Florida sits at the upper-quartile intersection of the two maps. It ranks among the fastest-growing and highest-burden states. Hurricane risk is part of the story, but not the whole story. Losses in Florida tend to be highly correlated across large areas, resulting in high portfolio correlation and making them difficult to diversify. Complicating the exposure density problem is the concentration of local insurers, which corresponds with the lack of national insurers. This is the product of another study that dates back to 2006. For now, we just focus on the result.

An aerial view of damage from storm surge in a coastal area.

Small insurers with limited capital reserves rely heavily on reinsurance to manage extreme exposure, so global reinsurance pricing quickly affects Florida. Add in strict lender coverage requirements and limited room to self-insure, and premium increases translate directly into operating costs. Strong population and rent growth help offset some of this pressure, but not uniformly or fast enough. For Florida investors, insurance now directly affects acquisition pricing, holding-period cash flow, and exit expectations. One bright spot is the changing legislation that led to recent rate reductions and the reintroduction of national insurance companies.

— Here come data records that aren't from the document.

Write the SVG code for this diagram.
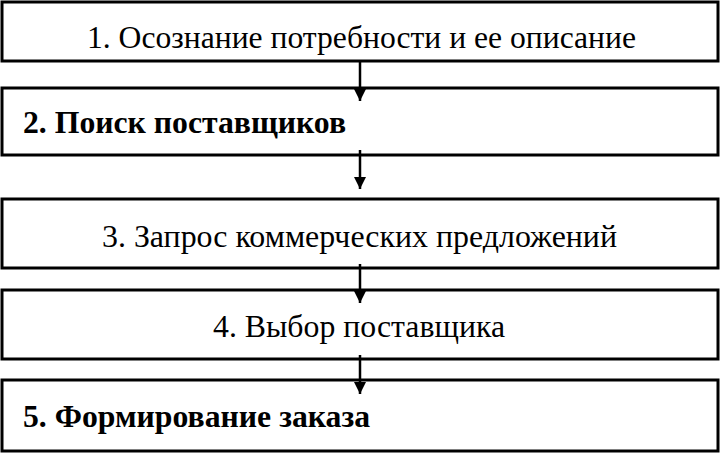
<svg xmlns="http://www.w3.org/2000/svg" width="720" height="453" viewBox="0 0 720 453">
<style>
.b{fill:#fff;stroke:#000;stroke-width:3}
.t{font-family:"Liberation Serif","Times New Roman",serif;font-size:32px;fill:#000}
.bd{font-weight:bold}
.c{stroke:#000;stroke-width:2.5;fill:none}
</style>
<defs><marker id="a" markerWidth="14" markerHeight="14" refX="12" refY="6" orient="auto" markerUnits="userSpaceOnUse"><path d="M0,0 L12,6 L0,12 Z" fill="#000"/></marker></defs>
<rect width="720" height="453" fill="#fff"/>
<g id="n1"><rect class="b" x="2" y="2" width="716" height="59"/><text class="t" x="87" y="48" textLength="549" lengthAdjust="spacingAndGlyphs">1. Осознание потребности и ее описание</text></g>
<g id="n2"><rect class="b" x="2" y="88" width="716" height="67"/><text class="t bd" x="23" y="133" textLength="323" lengthAdjust="spacingAndGlyphs">2. Поиск поставщиков</text></g>
<g id="n3"><rect class="b" x="2" y="199" width="716" height="69"/><text class="t" x="102" y="247" textLength="515" lengthAdjust="spacingAndGlyphs">3. Запрос коммерческих предложений</text></g>
<g id="n4"><rect class="b" x="2" y="290" width="716" height="69"/><text class="t" x="213" y="337" textLength="292" lengthAdjust="spacingAndGlyphs">4. Выбор поставщика</text></g>
<g id="n5"><rect class="b" x="2" y="380" width="716" height="71"/><text class="t bd" x="23" y="427" textLength="347" lengthAdjust="spacingAndGlyphs">5. Формирование заказа</text></g>
<g id="connectors">
<line class="c" x1="360" y1="62" x2="360" y2="101" marker-end="url(#a)"/>
<line class="c" x1="360" y1="150" x2="360" y2="189" marker-end="url(#a)"/>
<line class="c" x1="360" y1="264" x2="360" y2="303" marker-end="url(#a)"/>
<line class="c" x1="360" y1="355" x2="360" y2="394" marker-end="url(#a)"/>
</g>
</svg>
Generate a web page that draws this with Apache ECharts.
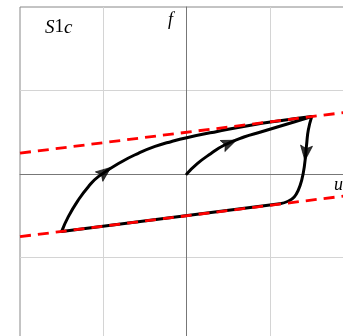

What this means for investors

The central takeaway goes beyond the fact that insurance costs are rising; it is also that the regime changed nationwide. We have not attributed cost changes to any factor but recognize that many factors including disaster risk, regulatory changes, and future perceptions impact this segment of the market.

The accomplishment of this study is to follow same-store commercial properties to demonstrate the rate and magnitude of insurance cost growth. Indeed, there has been a recent dramatic expansion in insurance costs across the nation. The impact on total operating expense has been significant but not unmanageable with a 2% to 4% impact on the bottom line.

For investors, insurance can no longer be treated as a stable plug number in underwriting models. It deserves the same analytical attention as rent growth, financing structure, and capital expenditures. Projections should reflect location-specific hazard risk, evolving underwriting standards, lender coverage requirements, and the broader cost of risk capital. Also, more strategies should be developed to secure affordable policies that do not adversely affect investment performance while providing adequate risk coverage.